# Task brief
Write out the material exactly, with the pictures left out.

>> START Dataset section

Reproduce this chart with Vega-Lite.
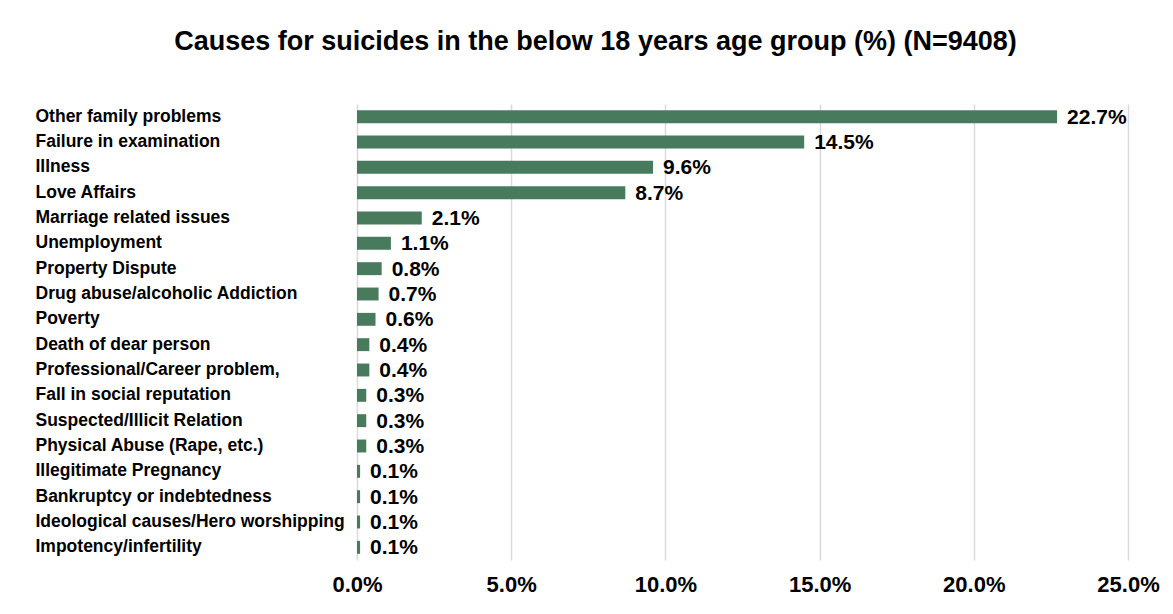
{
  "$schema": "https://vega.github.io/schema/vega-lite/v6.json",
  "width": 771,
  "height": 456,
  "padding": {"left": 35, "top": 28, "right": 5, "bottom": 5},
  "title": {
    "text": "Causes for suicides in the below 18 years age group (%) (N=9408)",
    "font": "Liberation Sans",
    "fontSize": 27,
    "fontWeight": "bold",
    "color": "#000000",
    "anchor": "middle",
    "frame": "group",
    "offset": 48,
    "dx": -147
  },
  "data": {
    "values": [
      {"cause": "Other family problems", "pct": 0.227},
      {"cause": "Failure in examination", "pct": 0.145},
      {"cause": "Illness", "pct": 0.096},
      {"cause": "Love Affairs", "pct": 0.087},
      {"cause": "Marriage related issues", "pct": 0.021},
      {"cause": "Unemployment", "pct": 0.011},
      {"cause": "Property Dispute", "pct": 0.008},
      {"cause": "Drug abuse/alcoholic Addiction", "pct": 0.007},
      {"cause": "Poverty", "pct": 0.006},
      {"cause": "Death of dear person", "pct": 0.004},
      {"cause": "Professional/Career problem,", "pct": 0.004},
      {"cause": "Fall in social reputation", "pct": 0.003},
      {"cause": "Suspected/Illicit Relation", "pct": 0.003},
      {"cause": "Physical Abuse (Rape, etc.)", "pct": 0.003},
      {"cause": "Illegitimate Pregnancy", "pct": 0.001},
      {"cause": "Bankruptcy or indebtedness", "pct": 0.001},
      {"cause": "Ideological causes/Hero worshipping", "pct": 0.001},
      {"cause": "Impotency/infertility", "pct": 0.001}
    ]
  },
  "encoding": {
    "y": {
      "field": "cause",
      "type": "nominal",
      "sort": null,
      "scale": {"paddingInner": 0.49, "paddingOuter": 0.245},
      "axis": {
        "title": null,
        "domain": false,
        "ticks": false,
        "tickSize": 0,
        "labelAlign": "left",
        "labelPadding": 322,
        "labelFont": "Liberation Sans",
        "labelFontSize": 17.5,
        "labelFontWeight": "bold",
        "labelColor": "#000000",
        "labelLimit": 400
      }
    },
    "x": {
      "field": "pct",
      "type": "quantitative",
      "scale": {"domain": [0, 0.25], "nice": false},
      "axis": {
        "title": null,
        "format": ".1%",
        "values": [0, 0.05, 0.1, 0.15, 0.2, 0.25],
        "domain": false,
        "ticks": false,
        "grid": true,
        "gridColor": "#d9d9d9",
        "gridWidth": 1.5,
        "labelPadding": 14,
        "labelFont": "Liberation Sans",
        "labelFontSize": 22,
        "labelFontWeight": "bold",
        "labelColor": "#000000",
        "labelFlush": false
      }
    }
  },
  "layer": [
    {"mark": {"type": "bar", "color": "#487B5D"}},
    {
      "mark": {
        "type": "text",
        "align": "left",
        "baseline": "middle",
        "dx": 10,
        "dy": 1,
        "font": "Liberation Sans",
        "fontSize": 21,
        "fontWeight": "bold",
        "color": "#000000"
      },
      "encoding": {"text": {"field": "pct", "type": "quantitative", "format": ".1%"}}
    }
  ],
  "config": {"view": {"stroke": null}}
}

>> END Dataset section

# Answer to the problem
Reproduce this chart with Vega-Lite.
{
  "$schema": "https://vega.github.io/schema/vega-lite/v6.json",
  "width": 771,
  "height": 456,
  "padding": {"left": 35, "top": 28, "right": 5, "bottom": 5},
  "title": {
    "text": "Causes for suicides in the below 18 years age group (%) (N=9408)",
    "font": "Liberation Sans",
    "fontSize": 27,
    "fontWeight": "bold",
    "color": "#000000",
    "anchor": "middle",
    "frame": "group",
    "offset": 48,
    "dx": -147
  },
  "data": {
    "values": [
      {"cause": "Other family problems", "pct": 0.227},
      {"cause": "Failure in examination", "pct": 0.145},
      {"cause": "Illness", "pct": 0.096},
      {"cause": "Love Affairs", "pct": 0.087},
      {"cause": "Marriage related issues", "pct": 0.021},
      {"cause": "Unemployment", "pct": 0.011},
      {"cause": "Property Dispute", "pct": 0.008},
      {"cause": "Drug abuse/alcoholic Addiction", "pct": 0.007},
      {"cause": "Poverty", "pct": 0.006},
      {"cause": "Death of dear person", "pct": 0.004},
      {"cause": "Professional/Career problem,", "pct": 0.004},
      {"cause": "Fall in social reputation", "pct": 0.003},
      {"cause": "Suspected/Illicit Relation", "pct": 0.003},
      {"cause": "Physical Abuse (Rape, etc.)", "pct": 0.003},
      {"cause": "Illegitimate Pregnancy", "pct": 0.001},
      {"cause": "Bankruptcy or indebtedness", "pct": 0.001},
      {"cause": "Ideological causes/Hero worshipping", "pct": 0.001},
      {"cause": "Impotency/infertility", "pct": 0.001}
    ]
  },
  "encoding": {
    "y": {
      "field": "cause",
      "type": "nominal",
      "sort": null,
      "scale": {"paddingInner": 0.49, "paddingOuter": 0.245},
      "axis": {
        "title": null,
        "domain": false,
        "ticks": false,
        "tickSize": 0,
        "labelAlign": "left",
        "labelPadding": 322,
        "labelFont": "Liberation Sans",
        "labelFontSize": 17.5,
        "labelFontWeight": "bold",
        "labelColor": "#000000",
        "labelLimit": 400
      }
    },
    "x": {
      "field": "pct",
      "type": "quantitative",
      "scale": {"domain": [0, 0.25], "nice": false},
      "axis": {
        "title": null,
        "format": ".1%",
        "values": [0, 0.05, 0.1, 0.15, 0.2, 0.25],
        "domain": false,
        "ticks": false,
        "grid": true,
        "gridColor": "#d9d9d9",
        "gridWidth": 1.5,
        "labelPadding": 14,
        "labelFont": "Liberation Sans",
        "labelFontSize": 22,
        "labelFontWeight": "bold",
        "labelColor": "#000000",
        "labelFlush": false
      }
    }
  },
  "layer": [
    {"mark": {"type": "bar", "color": "#487B5D"}},
    {
      "mark": {
        "type": "text",
        "align": "left",
        "baseline": "middle",
        "dx": 10,
        "dy": 1,
        "font": "Liberation Sans",
        "fontSize": 21,
        "fontWeight": "bold",
        "color": "#000000"
      },
      "encoding": {"text": {"field": "pct", "type": "quantitative", "format": ".1%"}}
    }
  ],
  "config": {"view": {"stroke": null}}
}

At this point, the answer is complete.